Insider Participation

An insider participated in the first tranche closing of the Offering and subscribed for an aggregate of 1,366,100 Units for a total of approximately CAD$136,610. Such participation is considered to be a "related party transaction" as defined under the policies of the TSXV and Multilateral Instrument 61-101 - Protection of Minority Security Holders in Special Transactions ("MI 61-101"). The Company has relied on exemptions from the minority shareholder approval and formal valuation requirements applicable to the related-party transactions under sections 5.5(a) and 5.7(1)(a), respectively, of MI 61-101, as the fair market value (as determined under MI 61-101) of the Units acquired by the insider and the consideration paid by such insider does not exceed 25% of the Company's market capitalization. The Company did not file a material change report in respect of the related party transaction at least 21 days before the closing of the first tranche closing of the Offering, which the Company deems reasonable in the circumstances in order to complete the first tranche closing of the Offering in an expeditious manner.

Early Warning Disclosure

In accordance with the requirements of National Instrument 62-103, John Esopa announces that he has filed an early warning report related to his acquisition of 1,366,100 Common Shares and 1,366,100 Warrants pursuant to the first tranche closing of the Offering, for a total purchase price of CAD$136,610. Prior to the Offering, Mr.

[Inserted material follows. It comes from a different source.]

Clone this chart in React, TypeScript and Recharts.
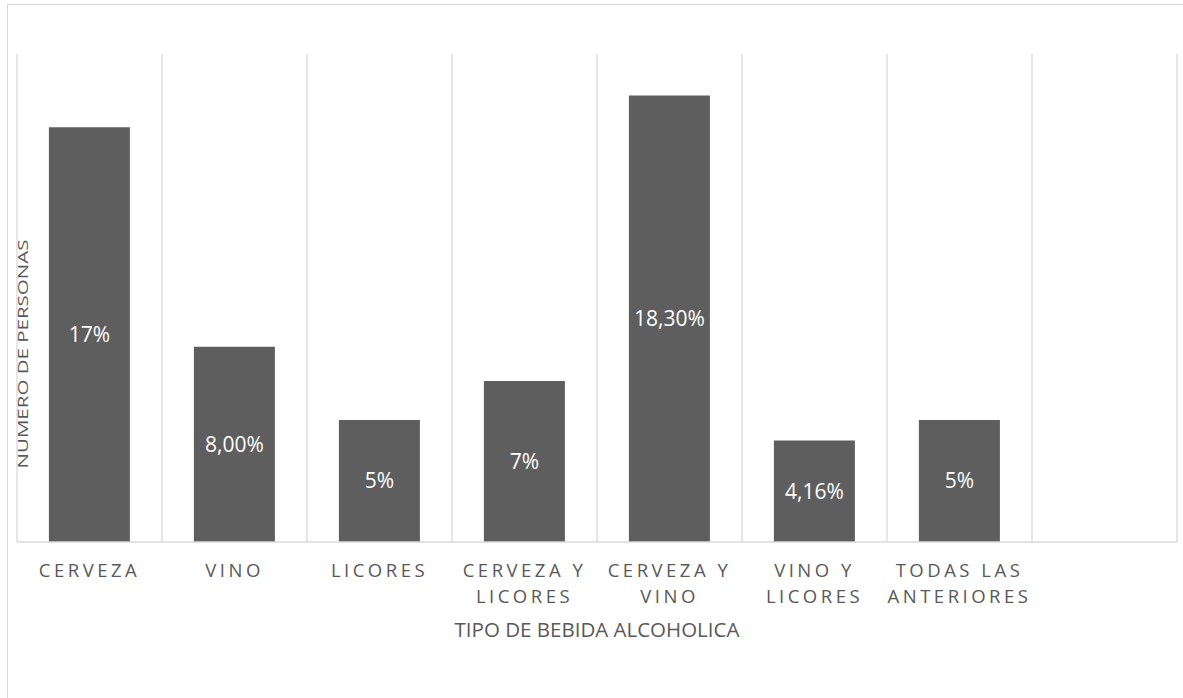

Esopa owned 7,570,180 Common Shares and 4,074,073 Warrants, which represented approximately 9.9% of the then Common Shares outstanding on an undiluted basis and 14.4% on a partially diluted basis, assuming the exercise of the 4,074,073 Warrants. Following the first tranche closing of the Offering, Mr. Esopa now owns 8,936,280 Common Shares and 5,440,173 Warrants, representing approximately 11.2% of the Common Shares outstanding on an undiluted and 16.9% on a partially diluted basis, assuming the exercise of the 5,440,173 Warrants.

Mr. Esopa had acquired the Common Shares and Warrants for investment purposes. In the future, Mr. Esopa will evaluate his investment in the Company from time to time and may, based on such evaluation, market conditions and other circumstances, increase or decrease his shareholdings as circumstances require through market transactions, private agreements, or otherwise.

A copy of the early warning report filed by Mr. Esopa may be obtained under the Company's profile on SEDAR+.

About Zodiac Gold

Zodiac Gold Inc. (TSXV: ZAU) is a West-African gold exploration company focused on its flagship Todi Project situated in Liberia-an underexplored, politically stable, mining-friendly jurisdiction hosting several large-scale gold deposits. Strategically positioned along the fertile Todi Shear Zone, Zodiac Gold is developing a district-scale gold opportunity covering a vast 2,316 km2 land package. The project has undergone de-risking, showcasing proven gold occurrences at both surface and depth, with five drill-ready targets and high-grade gold intercepts.

For further information, please visit the Zodiac Gold website at www.zodiac-gold.com or contact:

David Kol
President & CEO
info@zodiac-gold.com

Forward-Looking Information

This news release includes certain "forward-looking statements" within the meaning of Canadian securities legislation.

Forward-looking statements include predictions, projections, and forecasts and are often, but not always, identified by the use of words such as "seek", "anticipate", "believe", "plan", "estimate", "forecast", "expect", "potential", "project", "target", "schedule", "budget" and "intend" and statements that an event or result "may", "will", "should", "could" or "might" occur or be achieved and other similar expressions and includes the negatives thereof. All statements other than statements of historical fact included in this release, including, without limitation, statements regarding the Company's planned exploration programs and drill programs and potential significance of results are forward-looking statements that involve various risks and uncertainties. There can be no assurance that such statements will prove to be accurate and actual results and future events could differ materially from those anticipated in such statements. Forward-looking statements are based on a number of material factors and assumptions. Important factors that could cause actual results to differ materially from Company's expectations include actual exploration results, changes in project parameters as plans continue to be refined, results of future resource estimates, future metal prices, availability of capital, and financing on acceptable terms, general economic, market or business conditions, uninsured risks, regulatory changes, defects in title, availability of personnel, materials, and equipment on a timely basis, accidents or equipment breakdowns, delays in receiving government approvals, unanticipated environmental impacts on operations and costs to remedy same, and other exploration or other risks detailed herein and from time to time in the filings made by the Company with securities regulators. Although the Company has attempted to identify important factors that could cause actual actions, events, or results to differ from those described in forward-looking statements, there may be other factors that cause such actions, events, or results to differ materially from those anticipated. There can be no assurance that forward-looking statements will prove to be accurate, and accordingly readers are cautioned not to place undue reliance on forward-looking statements.

The securities described herein have not been, and will not be, registered under the United States Securities Act, or any state securities laws, and accordingly may not be offered or sold within the United States except in compliance with the registration requirements of the U.S. Securities Act and applicable state securities requirements or pursuant to exemptions therefrom. This press release does not constitute an offer to sell or a solicitation to buy any securities in any jurisdiction.

Neither TSX Venture Exchange nor its Regulation Services Provider (as that term is defined in the policies of the TSX Venture Exchange) accepts responsibility for the adequacy or accuracy of this release.